WHAT YOU ARE ASKED TO DO
Pictures stay out of this copy, which runs from the first line of the material through the line containing "(titletxt) at (1016,147.5)".

## start INFORMATION SHOWN

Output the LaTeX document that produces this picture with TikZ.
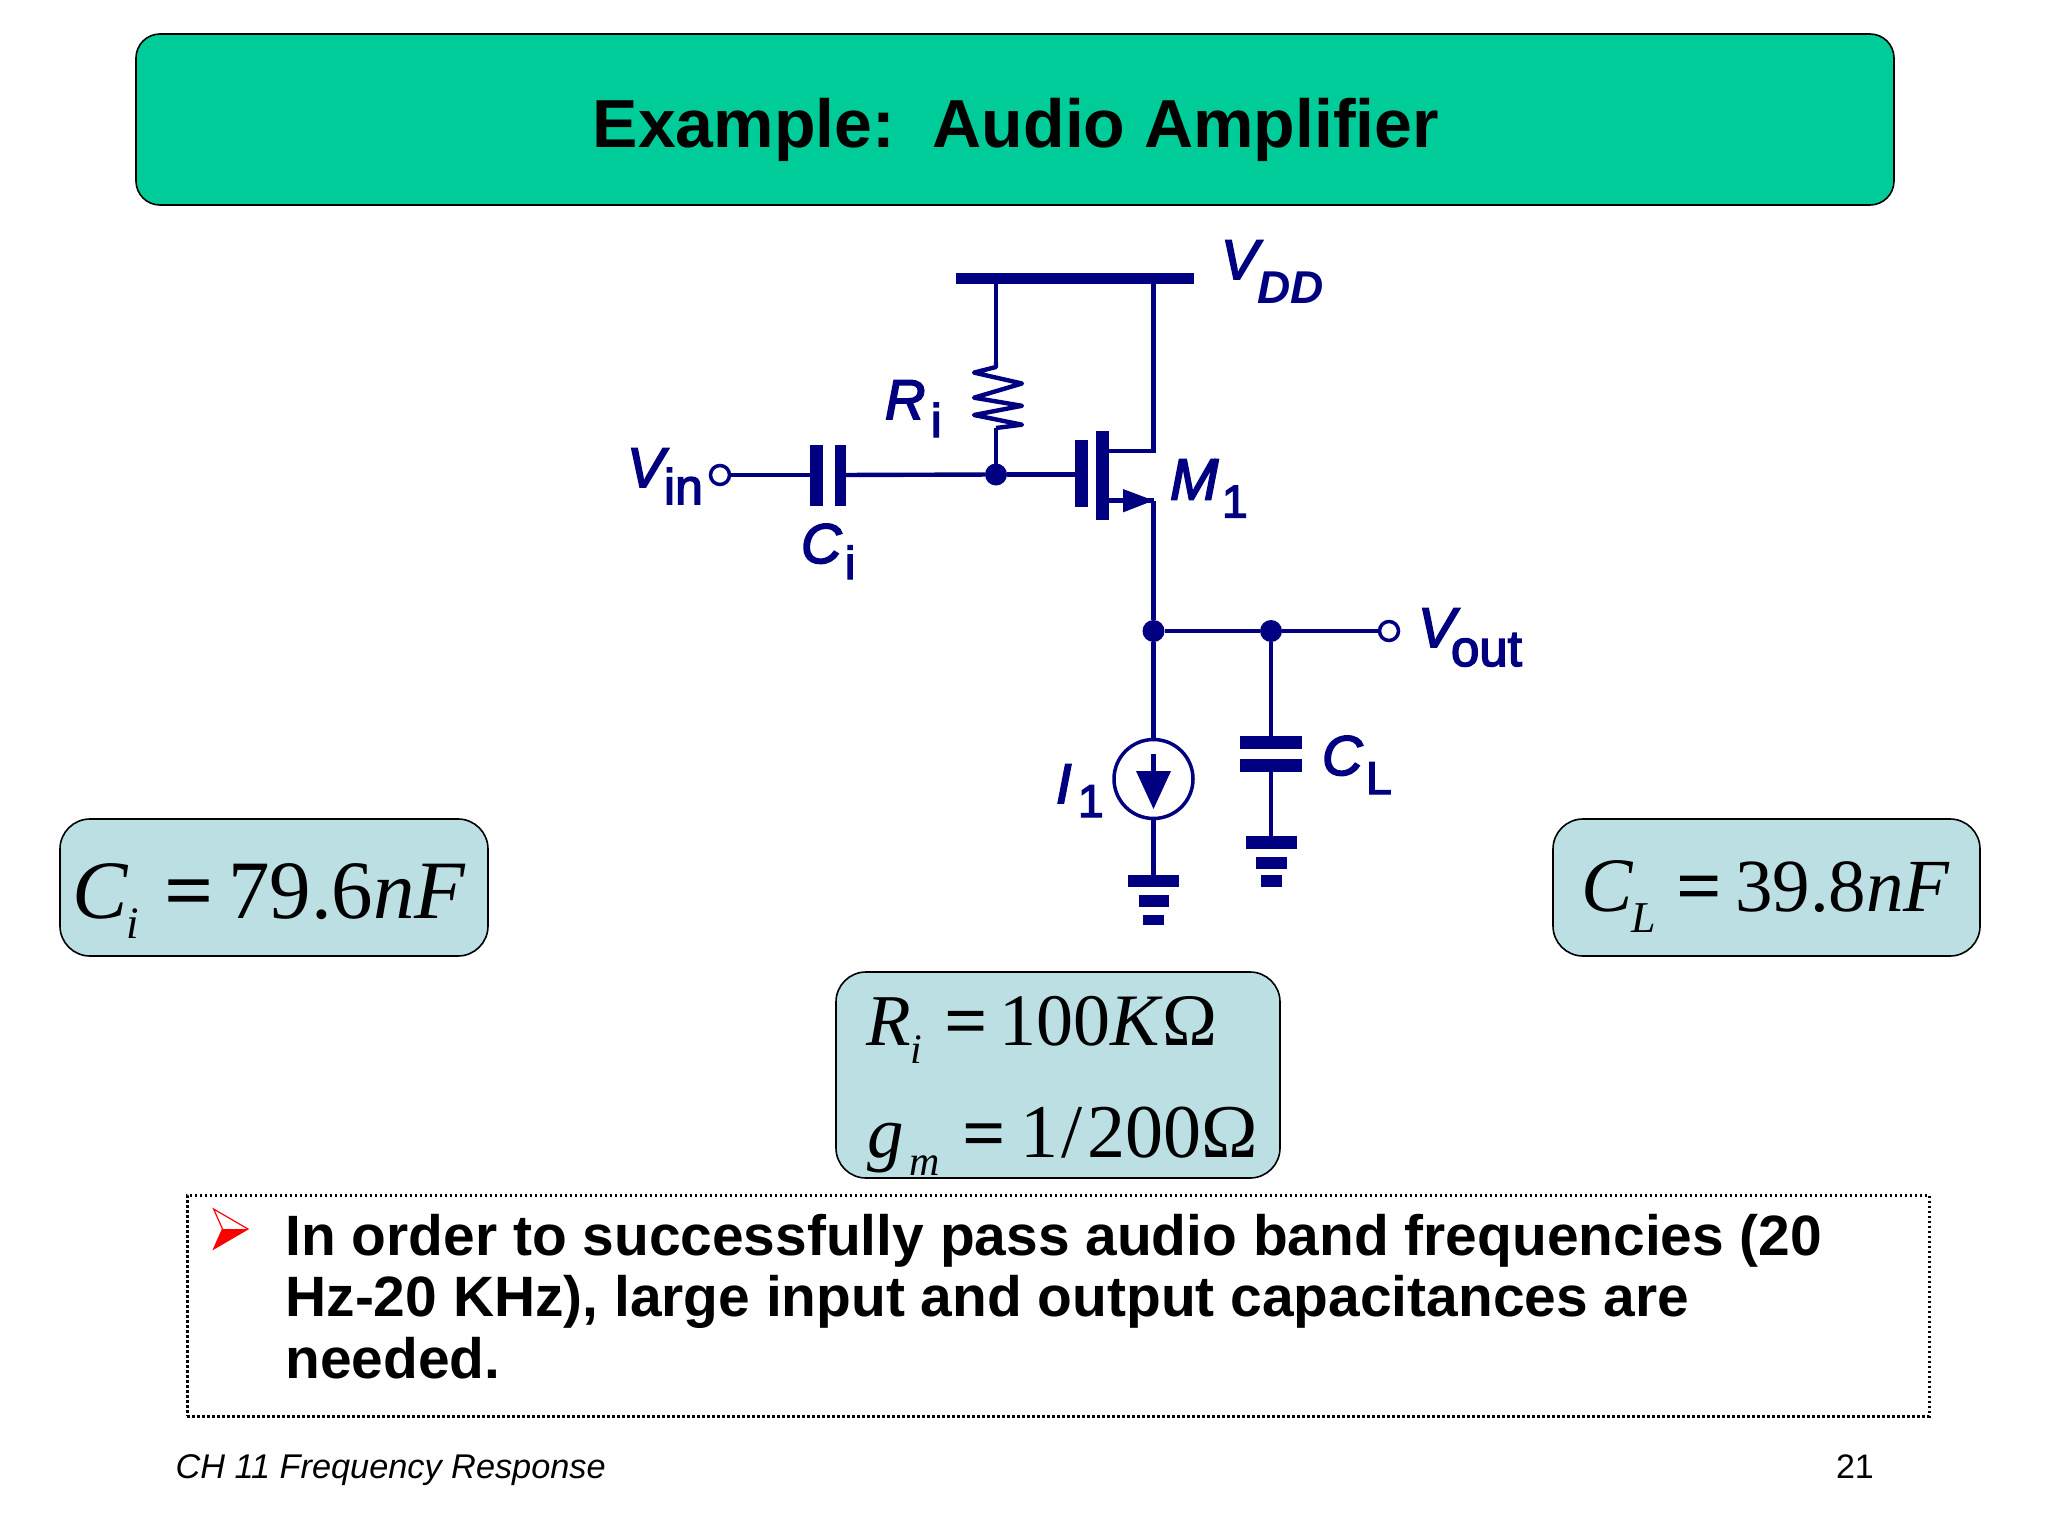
\documentclass[tikz,border=0pt]{standalone}
\usepackage{fontspec}
\setmainfont{Liberation Sans}
\newfontfamily\tms{Liberation Serif}
\newfontfamily\tmsb[FakeBold=1.8]{Liberation Serif}
\newfontfamily\lab[FakeBold=3]{Liberation Sans}
\definecolor{navyc}{HTML}{000080}
\definecolor{titleg}{HTML}{00CC99}
\definecolor{boxb}{HTML}{BBDFE3}
\newcommand{\fs}[1]{\fontsize{#1}{#1}\selectfont}
\tikzset{
  wire/.style={draw=navyc,line width=4.4pt},
  bar/.style={fill=navyc,draw=none,inner sep=0pt,outer sep=0pt,rectangle},
  dot/.style={fill=navyc,draw=none,circle,inner sep=0pt,outer sep=0pt,minimum size=22pt},
  term/.style={draw=navyc,fill=white,line width=3.5pt,circle,inner sep=0pt,outer sep=0pt,minimum size=19pt},
  panel/.style={draw=black,line width=1.6pt,fill=boxb,rounded corners=30pt},
  t/.style={anchor=base west,inner sep=0pt,outer sep=0pt},
  navy/.style={t,text=navyc},
  mth/.style={t,text=black},
}
\begin{document}
\begin{tikzpicture}[x=1pt,y=-1pt]
\useasboundingbox (0,0) rectangle (2048,1536);
\fill[white] (0,0) rectangle (2048,1536);
% title
\node[draw=black,line width=1.6pt,fill=titleg,rounded corners=24pt,minimum width=1758pt,minimum height=171pt,inner sep=0pt] (title) at (1015,119.5) {};
\node[anchor=base,inner sep=0pt,font=\bfseries\fs{68}] (titletxt) at (1016,147.5) {Example:\ \ Audio Amplifier};

% circuit
\node[bar,minimum width=238pt,minimum height=11pt] (vdd) at (1075,278.5) {};
\coordinate (rtop) at (996,279);
\coordinate (rzt) at (996,362);
\coordinate (rzb) at (996,428);
\coordinate (dtop) at (1153.5,279);
\node[dot] (jg) at (996,474.5) {};
\node[term] (vin) at (720,475) {};
\node[bar,minimum width=13pt,minimum height=61pt] (cil) at (816.5,475) {};
\node[bar,minimum width=11pt,minimum height=61pt] (cir) at (840,475) {};
\node[bar,minimum width=13pt,minimum height=67pt] (gate) at (1081.5,473) {};
\node[bar,minimum width=13pt,minimum height=89pt] (chan) at (1102,475) {};
\coordinate (dk) at (1153.5,451);
\coordinate (sk) at (1153.5,500.5);
\coordinate (gk) at (gate.west |- jg);
\node[dot] (jo) at (1153.5,631) {};
\node[dot] (jc) at (1271,631) {};
\node[term] (vout) at (1389,631) {};
\node[draw=navyc,fill=white,line width=3.5pt,circle,inner sep=0pt,minimum size=79pt] (is) at (1153.5,779) {};
\node[bar,minimum width=62pt,minimum height=13pt] (clt) at (1271,742) {};
\node[bar,minimum width=62pt,minimum height=13pt] (clb) at (1271,765.5) {};
\node[bar,minimum width=51pt,minimum height=13pt] (g1a) at (1271,842) {};
\node[bar,minimum width=31pt,minimum height=12pt] (g1b) at (1271,862.5) {};
\node[bar,minimum width=21pt,minimum height=12pt] (g1c) at (1271,880.5) {};
\node[bar,minimum width=51pt,minimum height=12pt] (g2a) at (1153.5,880.5) {};
\node[bar,minimum width=30pt,minimum height=12pt] (g2b) at (1153.5,901) {};
\node[bar,minimum width=21pt,minimum height=10pt] (g2c) at (1153.5,920) {};

\draw[wire] (rtop) -- (rzt);
\draw[wire,line join=round] (rzt) -- (996,367) -- (974,372.6) -- (1022,383.5) -- (974,397.7) -- (1022,405.8) -- (974,415) -- (1022,424.7) -- (rzb);
\draw[wire] (rzb) -- (jg);
\draw[wire] (dtop) -- (dk) -- (chan.east |- dk);
\draw[wire] (sk) -- (jo);
\draw[wire] (chan.east |- sk) -- (sk);
\fill[navyc] (1123,489) -- (1153.5,500.5) -- (1123,512.4) -- cycle;
\draw[wire] (vin) -- (cil);
\draw[wire] (cir) -- (jg);
\draw[wire] (jg) -- (gk);
\draw[wire] (jo) -- (jc);
\draw[wire] (jc) -- (vout);
\draw[wire] (jo) -- (is);
\draw[wire] (is) -- (g2a);
\draw[wire] (jc) -- (clt);
\draw[wire] (clb) -- (g1a);
% current arrow
\coordinate (iat) at (1153.5,754);
\coordinate (iab) at (1153.5,774);
\draw[wire] (iat) -- (iab);
\fill[navyc] (1136,771) -- (1171,771) -- (1153.5,809) -- cycle;

% circuit labels
\node[navy,font=\lab\itshape\fs{56}] (lvdd) at (1221,279) {V};
\node[navy,font=\itshape\bfseries\fs{46}] (ldd) at (1257,303) {DD};
\node[navy,font=\lab\itshape\fs{56}] (lr) at (885,419) {R};
\node[navy,font=\lab\fs{47}] (lri) at (931,437) {i};
\node[navy,font=\lab\itshape\fs{56}] (lv) at (627,487) {V};
\node[navy,font=\lab\fs{50}] (lvi) at (664,504) {in};
\node[navy,font=\lab\itshape\fs{56}] (lc) at (801,563) {C};
\node[navy,font=\lab\fs{46}] (lci) at (845,579) {i};
\node[navy,font=\lab\itshape\fs{58}] (lm) at (1170,499.5) {M};
\node[navy,font=\lab\fs{46}] (lm1) at (1222,517.5) {1};
\node[navy,font=\lab\itshape\fs{56}] (lvo) at (1418,647) {V};
\node[navy,font=\lab\fs{51}] (lvoo) at (1451,666) {out};
\node[navy,font=\lab\itshape\fs{56}] (li) at (1056,803) {I};
\node[navy,font=\lab\fs{46}] (li1) at (1078,817) {1};
\node[navy,font=\lab\itshape\fs{56}] (lcl) at (1322,775) {C};
\node[navy,font=\lab\fs{46}] (lcll) at (1366,794) {L};

% value boxes
\node[panel,minimum width=428pt,minimum height=137pt,inner sep=0pt] (bi) at (274,887.5) {};
\node[mth,font=\tms\itshape\fs{83}] (m1) at (72,918) {C};
\node[mth,font=\tms\itshape\fs{45}] (m2) at (126,938) {i};
\node[mth,font=\tmsb\fs{83}] (m3) at (165,918) {=};
\node[mth,font=\tms\fs{83}] (m4) at (228,918) {79.6\textit{nF}};

\node[panel,minimum width=427pt,minimum height=137pt,inner sep=0pt] (bl) at (1766.5,887.5) {};
\node[mth,font=\tms\itshape\fs{77}] (n1) at (1581,911.5) {C};
\node[mth,font=\tms\itshape\fs{44}] (n2) at (1631,932) {L};
\node[mth,font=\tmsb\fs{77}] (n3) at (1677,911.5) {=};
\node[mth,font=\tms\fs{75}] (n4) at (1735,911.5) {39.8\textit{nF}};

\node[panel,minimum width=444pt,minimum height=206pt,inner sep=0pt] (br) at (1058,1075) {};
\node[mth,font=\tms\itshape\fs{73}] (r1) at (866,1045) {R};
\node[mth,font=\tms\itshape\fs{42}] (r2) at (910,1063) {i};
\node[mth,font=\tmsb\fs{73}] (r3) at (945,1045) {=};
\node[mth,font=\tms\fs{74}] (r4) at (999,1045) {100\textit{K}Ω};
\node[mth,font=\tms\itshape\fs{73}] (g1) at (867,1157.5) {g};
\node[mth,font=\tms\itshape\fs{42}] (g2) at (909,1175) {m};
\node[mth,font=\tmsb\fs{73}] (g3) at (963,1157.5) {=};
\node[mth,font=\tms\fs{76}] (g4) at (1020,1157.5) {1\kern4pt/\kern4pt200Ω};

% note box
\node[draw=black,line width=3pt,dash pattern=on 2.5pt off 2.5pt,minimum width=1742pt,minimum height=221pt,inner sep=0pt] (note) at (1058,1305.5) {};
\fill[red] (222.5,1229) -- (248,1229) -- (213.6,1249) -- cycle;
\draw[red,line width=1.2pt,line join=miter] (213.6,1209) -- (248,1229) -- (213.6,1249) -- (222.5,1229) -- cycle;
\node[t,font=\bfseries\fs{56.9}] (l1) at (285.5,1255) {In order to successfully pass audio band frequencies (20};
\node[t,font=\bfseries\fs{56.9}] (l2) at (285.5,1316.5) {Hz-20 KHz), large input and output capacitances are};
\node[t,font=\bfseries\fs{56.9}] (l3) at (285.5,1378) {needed.};

% footer
\node[t,font=\itshape\fs{34.3}] (foot) at (175.5,1478) {CH 11 Frequency Response};
\node[t,font=\fs{34}] (pg) at (1836,1478) {21};
\end{tikzpicture}
\end{document}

## end INFORMATION SHOWN

COMPLETE ANSWER
Output the LaTeX document that produces this picture with TikZ.
\documentclass[tikz,border=0pt]{standalone}
\usepackage{fontspec}
\setmainfont{Liberation Sans}
\newfontfamily\tms{Liberation Serif}
\newfontfamily\tmsb[FakeBold=1.8]{Liberation Serif}
\newfontfamily\lab[FakeBold=3]{Liberation Sans}
\definecolor{navyc}{HTML}{000080}
\definecolor{titleg}{HTML}{00CC99}
\definecolor{boxb}{HTML}{BBDFE3}
\newcommand{\fs}[1]{\fontsize{#1}{#1}\selectfont}
\tikzset{
  wire/.style={draw=navyc,line width=4.4pt},
  bar/.style={fill=navyc,draw=none,inner sep=0pt,outer sep=0pt,rectangle},
  dot/.style={fill=navyc,draw=none,circle,inner sep=0pt,outer sep=0pt,minimum size=22pt},
  term/.style={draw=navyc,fill=white,line width=3.5pt,circle,inner sep=0pt,outer sep=0pt,minimum size=19pt},
  panel/.style={draw=black,line width=1.6pt,fill=boxb,rounded corners=30pt},
  t/.style={anchor=base west,inner sep=0pt,outer sep=0pt},
  navy/.style={t,text=navyc},
  mth/.style={t,text=black},
}
\begin{document}
\begin{tikzpicture}[x=1pt,y=-1pt]
\useasboundingbox (0,0) rectangle (2048,1536);
\fill[white] (0,0) rectangle (2048,1536);
% title
\node[draw=black,line width=1.6pt,fill=titleg,rounded corners=24pt,minimum width=1758pt,minimum height=171pt,inner sep=0pt] (title) at (1015,119.5) {};
\node[anchor=base,inner sep=0pt,font=\bfseries\fs{68}] (titletxt) at (1016,147.5) {Example:\ \ Audio Amplifier};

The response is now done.